= WHAT YOU NEED TO DO =
Starting with the first line of the data below, copy each line up to and including the one containing "Chart.register(...registerables);". Pictures stay out.

= INPUT ROWS =

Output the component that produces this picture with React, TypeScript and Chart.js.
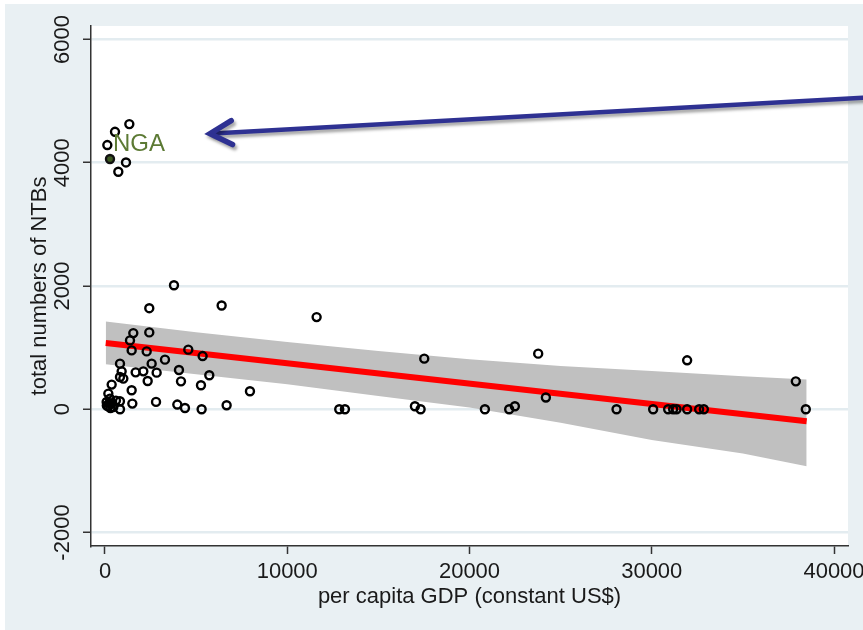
import React, { useEffect, useRef } from "react";
import { Chart, registerables } from "chart.js";

Chart.register(...registerables);

// ---- data ----
const gdp = [
  1335, 549, 128, 1152, 731,
  3785, 2430, 6400, 11612, 1553, 2430, 1371, 1463, 2287, 4570, 5357, 3291, 823, 2560,
  17517, 23769, 31942, 37905, 24191,
  914, 1682, 2103, 2834, 4059, 823, 1006, 2342, 4169, 5723, 366, 1463, 5266, 7954,
  183, 274, 91, 366, 600, 820, 183, 457, 823, 1500, 2800, 3968, 4388, 5302, 6674,
  12853, 13165, 17005, 17317, 20845, 22178, 22490, 28068, 30077, 30900, 31174, 31358,
  31942, 32600, 32858, 38453, 100, 300, 250,
];
const ntbs = [
  4627, 4502, 4287, 4005, 3854,
  2013, 1640, 1684, 1495, 1236, 1247, 1117, 955, 939, 967, 863, 805, 740, 740,
  821, 902, 794, 453, 190,
  615, 599, 615, 594, 637, 523, 497, 459, 453, 551, 400, 308, 389, 292,
  254, 173, 118, 92, 140, 130, 49, 37, 0, 92, 119, 76, 21, 0, 65,
  0, 0, 49, 0, 0, 0, 49, 0, 0, 0, 0, 0,
  0, 0, 0, 0, 60, 20, 100,
];
const ngaGdp = [274];
const ngaNtbs = [4060];
const ngaLabel = "NGA";

const fitX = [40, 38500];
const fitY = [1075, -195];

const ciX = [40, 5000, 10000, 15000, 20000, 25000, 30000, 35000, 38500];
const ciUpper = [1425, 1249, 1090, 944, 810, 700, 620, 535, 481];
const ciLower = [729, 570, 405, 214, 27, -220, -500, -720, -923];

const xTicks = [0, 10000, 20000, 30000, 40000];
const yTicks = [-2000, 0, 2000, 4000, 6000];
const xTitle = "per capita GDP (constant US$)";
const yTitle = "total numbers of NTBs";

// annotation arrow (data units): head, tail
const arrowX = [5760, 41580];
const arrowY = [4470, 5053];

const FONT = "'Liberation Sans', Arial, sans-serif";
const FS = 22;

export default function App() {
  const ref = useRef<HTMLCanvasElement>(null);

  useEffect(() => {
    if (!ref.current) return;

    const bgPlugin = {
      id: "bg",
      beforeDraw(chart: any) {
        const { ctx, chartArea, width, height } = chart;
        ctx.save();
        ctx.fillStyle = "#ffffff";
        ctx.fillRect(0, 0, width, height);
        ctx.fillStyle = "#e9f0f3";
        ctx.fillRect(5, 4, width - 5, height - 4);
        ctx.fillStyle = "#ffffff";
        ctx.fillRect(chartArea.left, chartArea.top, chartArea.right - chartArea.left, chartArea.bottom - chartArea.top);
        ctx.restore();
      },
    };

    const annoPlugin = {
      id: "anno",
      afterDraw(chart: any) {
        const { ctx } = chart;
        const xs = chart.scales.x;
        const ys = chart.scales.y;
        // NGA label
        const px = xs.getPixelForValue(ngaGdp[0]);
        const py = ys.getPixelForValue(ngaNtbs[0]);
        ctx.save();
        ctx.font = `24px ${FONT}`;
        ctx.fillStyle = "#5c7a34";
        ctx.textBaseline = "middle";
        ctx.textAlign = "left";
        ctx.fillText(ngaLabel, px + 3, py - 15);
        ctx.restore();

        // arrow
        const hx = xs.getPixelForValue(arrowX[0]);
        const hy = ys.getPixelForValue(arrowY[0]);
        const tx = xs.getPixelForValue(arrowX[1]);
        const ty = ys.getPixelForValue(arrowY[1]);
        const ang = Math.atan2(ty - hy, tx - hx);
        const L = 25;
        const spread = 0.5;
        ctx.save();
        ctx.strokeStyle = "#2e3192";
        ctx.lineWidth = 4.5;
        ctx.lineCap = "round";
        ctx.lineJoin = "miter";
        ctx.shadowColor = "rgba(0,0,0,0.35)";
        ctx.shadowBlur = 3;
        ctx.shadowOffsetX = 2;
        ctx.shadowOffsetY = 3;
        ctx.beginPath();
        ctx.moveTo(tx, ty);
        ctx.lineTo(hx + 3 * Math.cos(ang), hy + 3 * Math.sin(ang));
        ctx.stroke();
        ctx.beginPath();
        ctx.moveTo(hx + L * Math.cos(ang - spread), hy + L * Math.sin(ang - spread));
        ctx.lineTo(hx, hy);
        ctx.lineTo(hx + L * Math.cos(ang + spread), hy + L * Math.sin(ang + spread));
        ctx.lineWidth = 5.5;
        ctx.stroke();
        ctx.restore();
      },
    };

    const chart = new Chart(ref.current, {
      type: "scatter",
      data: {
        datasets: [
          {
            type: "scatter",
            label: "NGA",
            data: ngaGdp.map((x, i) => ({ x, y: ngaNtbs[i] })),
            pointRadius: 4,
            pointBorderWidth: 2.4,
            pointBorderColor: "#111111",
            pointBackgroundColor: "#3d5a22",
            order: 0,
          },
          {
            type: "scatter",
            label: "NTBs",
            data: gdp.map((x, i) => ({ x, y: ntbs[i] })),
            pointRadius: 4,
            pointBorderWidth: 2.4,
            pointBorderColor: "#000000",
            pointBackgroundColor: "rgba(0,0,0,0)",
            order: 1,
          },
          {
            type: "line",
            label: "fit",
            data: fitX.map((x, i) => ({ x, y: fitY[i] })),
            borderColor: "#ff0000",
            borderWidth: 6,
            pointRadius: 0,
            fill: false,
            order: 2,
          },
          {
            type: "line",
            label: "ciU",
            data: ciX.map((x, i) => ({ x, y: ciUpper[i] })),
            borderWidth: 0,
            borderColor: "rgba(0,0,0,0)",
            backgroundColor: "#c0c0c0",
            pointRadius: 0,
            fill: "+1",
            order: 3,
          },
          {
            type: "line",
            label: "ciL",
            data: ciX.map((x, i) => ({ x, y: ciLower[i] })),
            borderWidth: 0,
            borderColor: "rgba(0,0,0,0)",
            pointRadius: 0,
            fill: false,
            order: 4,
          },
        ],
      },
      options: {
        responsive: false,
        animation: false,
        devicePixelRatio: 1,
        layout: { padding: { left: 0, top: 26, right: 15, bottom: 0 } },
        plugins: { legend: { display: false }, tooltip: { enabled: false } },
        scales: {
          x: {
            type: "linear",
            min: -768,
            max: 40768,
            afterBuildTicks: (s: any) => {
              s.ticks = xTicks.map((v) => ({ value: v }));
            },
            afterFit: (s: any) => {
              s.height = 84;
              s.paddingRight = 0;
              s.paddingLeft = 0;
            },
            grid: {
              drawOnChartArea: false,
              drawTicks: true,
              tickLength: 8,
              tickColor: "#333333",
              tickWidth: 1.5,
            },
            border: { display: true, color: "#333333", width: 1.5 },
            ticks: {
              font: { family: FONT, size: FS },
              color: "#1a1a1a",
              padding: 5,
              maxRotation: 0,
              minRotation: 0,
              autoSkip: false,
              callback: (v: any) => String(v),
            },
            title: {
              display: true,
              text: xTitle,
              font: { family: FONT, size: FS },
              color: "#1a1a1a",
              padding: { top: 0, bottom: 20 },
            },
          },
          y: {
            type: "linear",
            min: -2219,
            max: 6219,
            afterBuildTicks: (s: any) => {
              s.ticks = yTicks.map((v) => ({ value: v }));
            },
            afterFit: (s: any) => {
              s.width = 91;
              s.paddingTop = 0;
              s.paddingBottom = 0;
            },
            grid: {
              drawOnChartArea: true,
              color: "#e3ecf0",
              lineWidth: 2.5,
              drawTicks: true,
              tickLength: 8,
              tickColor: "#333333",
              tickWidth: 1.5,
            },
            border: { display: true, color: "#333333", width: 1.5 },
            ticks: {
              font: { family: FONT, size: FS },
              color: "#1a1a1a",
              padding: -8,
              minRotation: 90,
              maxRotation: 90,
              crossAlign: "center",
              autoSkip: false,
              callback: (v: any) => String(v),
            },
            title: {
              display: true,
              text: yTitle,
              font: { family: FONT, size: FS },
              color: "#1a1a1a",
              padding: { top: 27, bottom: 0 },
            },
          },
        },
      },
      plugins: [bgPlugin, annoPlugin],
    } as any);

    return () => chart.destroy();
  }, []);

  return (
    <div style={{ position: "fixed", left: 0, top: 0, width: 863, height: 630 }}>
      <canvas ref={ref} width={863} height={630} style={{ display: "block" }} />
    </div>
  );
}
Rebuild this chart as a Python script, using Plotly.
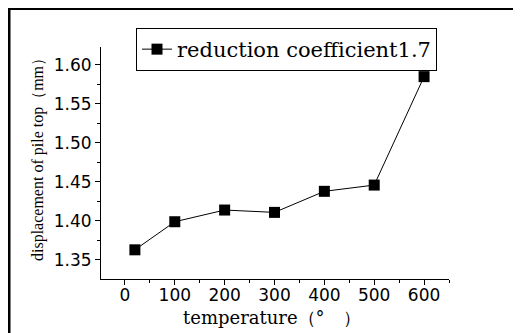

= COMPLETE OUTPUT =
Output the component that produces this picture with React, TypeScript and Chart.js.
import React, { useEffect, useRef } from "react";
import { Chart, registerables } from "chart.js";

Chart.register(...registerables);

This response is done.